A cul-de-sac is attractive for young families because the closed end can be a relatively safe place for the kids to play. But, for lots at the end, headlights will swing across the fronts of the houses as cars loop around the end of the cul-de-sac. You probably won't want bedrooms there.
Zero Lot Lines
Some subdivisions use zero lot lines, meaning one wall of each house is located on a property line. In some cases, two houses share a common wall, so that from the street the two houses look like a duplex. In other cases, each house is separate, with all houses in the block placed on the same side of their lots.
If you consider a house on a zero lot line lot, be careful to understand all that it entails.
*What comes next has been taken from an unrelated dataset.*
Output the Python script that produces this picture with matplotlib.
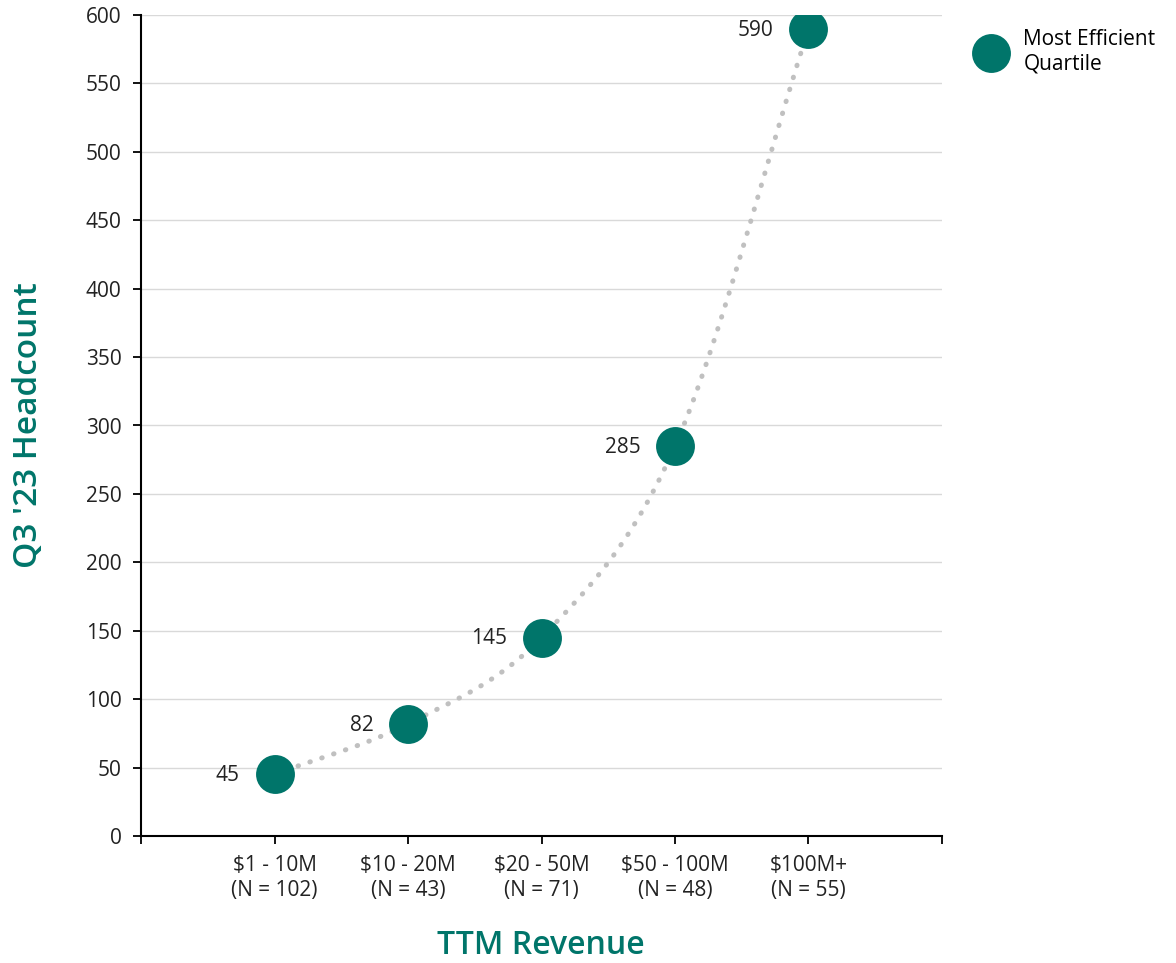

There will be some definite restrictions on what you can do including a requirement that you use the subdivider as the builder of your new home.
When the lot you're considering is outside a metropolitan area, you need to remember water, sewer, gas, electricity, telephone, and roads. If you have to drill a well, you need a back-up plan in case the water you get is not potable. If you require a septic tank and leach field, you need to know the soil is suitable. The seller may be able to guarantee these things; otherwise make any offer on the lot subject to your approval of test results.
But before you do that, find out what the utility companies will charge to get power, gas, and telephone to the lot. Also, find out what the costs will be to have a road extended to it.
Find out if there are any easements on the lot and, if so, what they mean to you. Sometimes it means you have to give up any use of part of your property; other times it means you can't use it for some purposes. Find out before you buy.